Created on 01-18-2016 08:03 PM - edited 09-16-2022 02:58 AM
Hi all,
Last night I got many of the following Ambari critical alerts:
There are {x} stale alerts from {n} host(s): {components list}
where {x}, {n} and {components list} were not always the same. For example:
There are 20 stale alerts from 1 host(s): NameNode Web UI, Metrics Monitor Status, WebHCat Server Status, NameNode High Availability Health, HST Server Process, NameNode Last Checkpoint, Flume Agent Status, Oozie Server Status, ZooKeeper Failover Controller Process, HBase Master Process, ResourceManager Web UI, HDFS Upgrade Finalized State, Ambari Agent Disk Usage, NameNode Directory Status, DataNode Health Summary, Oozie Server Web UI, DRPC Server Process, NodeManager Health Summary, RegionServers Health Summary, HiveServer2 Process
After 6 minutes, Ambari sent an OK alerts:
All alerts have run within their time intervals.
These messages repeated over and over again (13 critical, then 13 OK in 5 hours). This is the first time I see so many alerts from our cluster in one single night and all the services are fine from Ambari this morning. No more alerts either.
Does anybody have any insight what might cause this?
Thank you very much in advance!
Xi Sanderson
Created 02-26-2016 01:22 PM
Hi all,
I opened a support ticket and got answer back regarding metastore alerts. It is a known bug in the Ambari release I have (2.1.2):
https://issues.apache.org/jira/browse/AMBARI-14424
The suggested solution is to change script:
/var/lib/ambari-server/resources/common-services/HIVE/0.12.0.2.0/package/alerts/alert_hive_metastore.py
search for 30 and replace with 120, then restart Ambari server.
Still yet to monitor how the changes work.
Thank for all the helps from you guys!
Xi
Created 02-25-2016 04:50 PM
definitely open a support ticket and use smartsense to collect logs. Take a look in your /var/log/hive for metastore specific logs and paste errors from there here. Maybe we can help.
Created 02-26-2016 01:22 PM
Hi all,
I opened a support ticket and got answer back regarding metastore alerts. It is a known bug in the Ambari release I have (2.1.2):
https://issues.apache.org/jira/browse/AMBARI-14424
The suggested solution is to change script:
/var/lib/ambari-server/resources/common-services/HIVE/0.12.0.2.0/package/alerts/alert_hive_metastore.py
search for 30 and replace with 120, then restart Ambari server.
Still yet to monitor how the changes work.
Thank for all the helps from you guys!
Xi
Created 02-27-2016 04:18 PM
Thanks for sharing this useful information.
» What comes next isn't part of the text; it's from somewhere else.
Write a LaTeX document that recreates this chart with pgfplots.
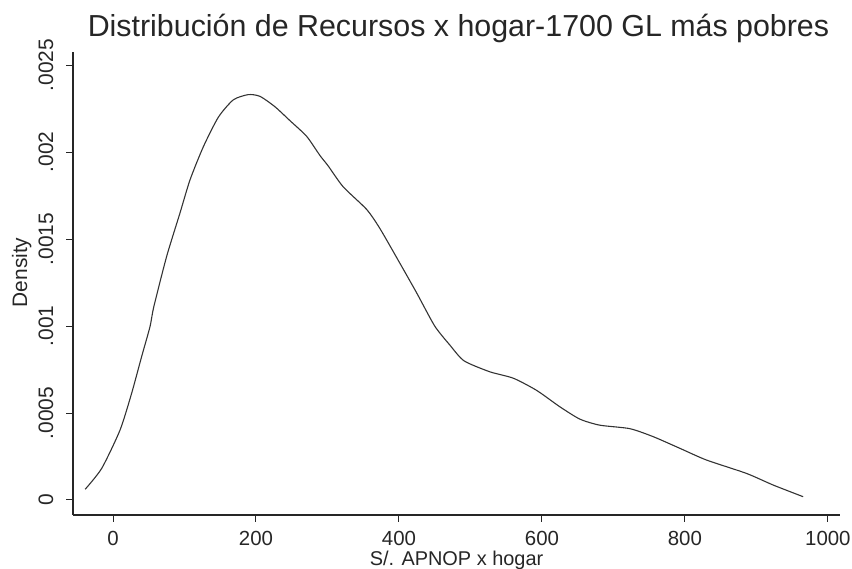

How can I download the patch from jira and install it rather than running manually.
This is the first time am installing the ambari patch 😞
Created 02-27-2016 05:03 PM
Only apply patches if necessary and instructed by support. In case you don't have a support contract, here's Pivotal instructions to patch Ambari, we don't provide steps due to the reasons above. http://hawq.docs.pivotal.io/docs-hawq/topics/hdp-prerequisites.html
Needless to say its at your own risk.